Structure and Operation
VCSELs are constructed with multiple layers of semiconductor materials, typically involving gallium arsenide (GaAs) for devices operating at wavelengths around 850 nm. The core structure consists of an active region sandwiched between two distributed Bragg reflectors (DBRs), which are highly reflective mirrors made from alternating layers of different refractive index materials. This configuration forms a resonant cavity that supports vertical emission.
The active region contains quantum wells, which are thin layers where electrons and holes recombine to produce photons. The DBRs reflect these photons back and forth within the cavity, amplifying the light through stimulated emission until it escapes through the top surface. The precise control of the layer thickness and composition is crucial for achieving the desired wavelength and performance.
Fabrication Techniques
The fabrication of VCSELs involves several advanced techniques to ensure high performance and reliability. Molecular beam epitaxy (MBE) and metal-organic chemical vapor deposition (MOCVD) are commonly used to grow the epitaxial layers with atomic precision. These methods allow for the precise control of the composition and thickness of each layer, which is critical for the DBRs and the active region.

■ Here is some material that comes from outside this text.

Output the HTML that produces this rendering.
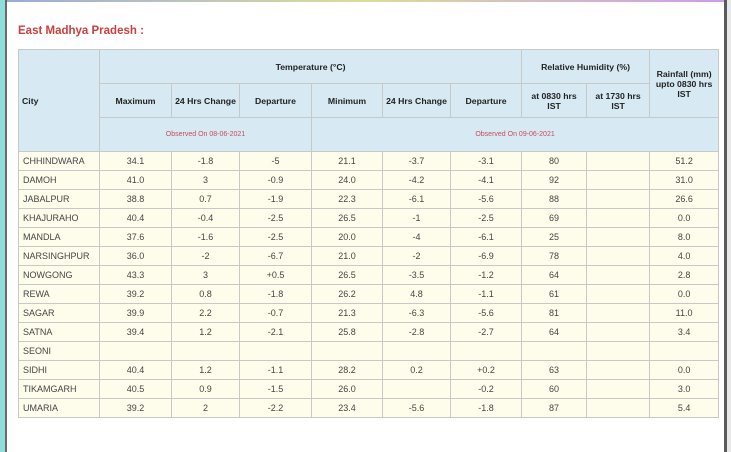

After the epitaxial growth, photolithography and etching processes define the mesa structure, which confines the current and optical modes. The top and bottom contacts are then deposited to enable electrical pumping. Finally, the devices are passivated and packaged for protection and integration into systems.
Advantages and Limitations
VCSELs offer several advantages over traditional edge-emitting lasers. Their low threshold current and high efficiency reduce power consumption, making them ideal for battery-powered devices. The circular beam profile simplifies coupling to optical fibers and other components. Additionally, the ability to fabricate VCSELs in arrays enables high-density integration for applications like LiDAR and 3D sensing.
However, VCSELs also have limitations. Their output power is generally lower than that of edge-emitting lasers, which can restrict their use in high-power applications. The fabrication process is complex and requires precise control, which can increase production costs. Furthermore, the performance of VCSELs is highly sensitive to temperature changes, necessitating thermal management solutions.
Applications
VCSELs are used in a wide range of applications due to their unique properties. In optical communications, they serve as light sources for short-reach data transmission, such as in data centers and local area networks. Their ability to be modulated at high speeds makes them suitable for fiber optic communication.
In sensing applications, VCSELs are employed in optical mice, proximity sensors, and gesture recognition systems. Their small size and low power consumption make them ideal for integration into consumer electronics, such as smartphones and laptops.
VCSELs are also pivotal in emerging technologies like LiDAR, which is used for autonomous vehicles and 3D mapping. Their ability to be fabricated in arrays allows for the generation of structured light patterns, which are essential for accurate distance measurement and object detection.
Future Developments
The future of VCSEL technology is promising, with ongoing research focused on improving performance and expanding applications. Efforts are being made to increase the output power and efficiency of VCSELs, as well as to extend their operating wavelengths into the infrared spectrum. This would open up new possibilities in telecommunications and sensing.
Integration with other photonic components on a single chip is another area of interest, potentially leading to more compact and cost-effective solutions. Advances in materials science and fabrication techniques are expected to further enhance the capabilities of VCSELs, solidifying their role in the next generation of optical technologies.